While Comverge expects to increase revenue more than 30 percent a year, its results have failed to impress investors, who have pushed its stock down 13.4 percent so far in 2010. Last month the East Hanover, New Jersey-based company posted a wider-than-expected first-quarter loss. [ID:nSGE6490NL]
Despite pressure from Wall Street, Chief Executive R. Blake Young told the Reuters Global Energy Summit in Houston he wants to get revenue to a "sustaining level," and while he won't let the push for short-term profit dissuade him, he sees profit "within three years."
"We're not going to do anything goofy to appeal to the quarterly interest" in profitability, said Young, who became CEO in February. "But it doesn't take a lot of number crunching to project that there is an inflection point in the not-so-distant future."
Young declined to say what level of revenue would be needed to hit that goal, but he stood by Comverge's forecast for 2010 revenue of $125 million to $137 million against about $99 million in 2009.
The company, which went public in 2006, helps about 500 utilities across the United States curb power demand during peak use times, especially in summer months when air conditioners are widely used. It also helps monitor residential power usage and helps utilities contain power consumption at commercial clients such as Best Buy (BBY.N) and Wal-Mart (WMT.N).

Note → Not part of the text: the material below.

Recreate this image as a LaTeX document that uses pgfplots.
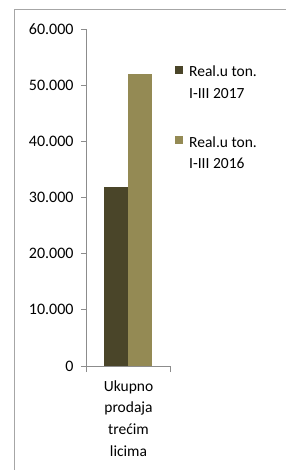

The smart grid -- which would boost efficiencies along thousands of miles of power lines, bolster renewable energy projects, and increase the need for data integration software and communications systems between utilities and consumers -- is seen as a major growth area for the company. Comverge is also working on a high-tech thermostat that would give consumers greater control over their energy use.
To reach his profit goal, Blake expects to cut the number of corporate offices to "a lot fewer" than the four it has currently, keep cost increases to about 10 percent to 15 percent a year and work with utility customers to maximize U.S. federal stimulus funds.
It may also outsource its operations to install monitoring devices with utility company customers.
Comverge has been looking to partner with an overseas utility, especially in emerging markets, where electrical grids and buildings are being developed at a fast pace.
A partnership with a Chinese utility to supply technology to manage peak power demand would be ideal, Young said.
"We see international expansion as a potentially significant growth opportunity," he said.
Still, he said, "We wouldn't send 10 people to the United Kingdom and say, 'Call us when you have revenue.'"
Comverge is "looking, but not leaping" at small acquisitions but would need any deal to boost earnings immediately, Young said.
And given Comverge's technology and relatively small market cap, the sale of his company is "possible," he said.
"The board's interest is to continue to grow the company," said Young. "We think we're on the right path."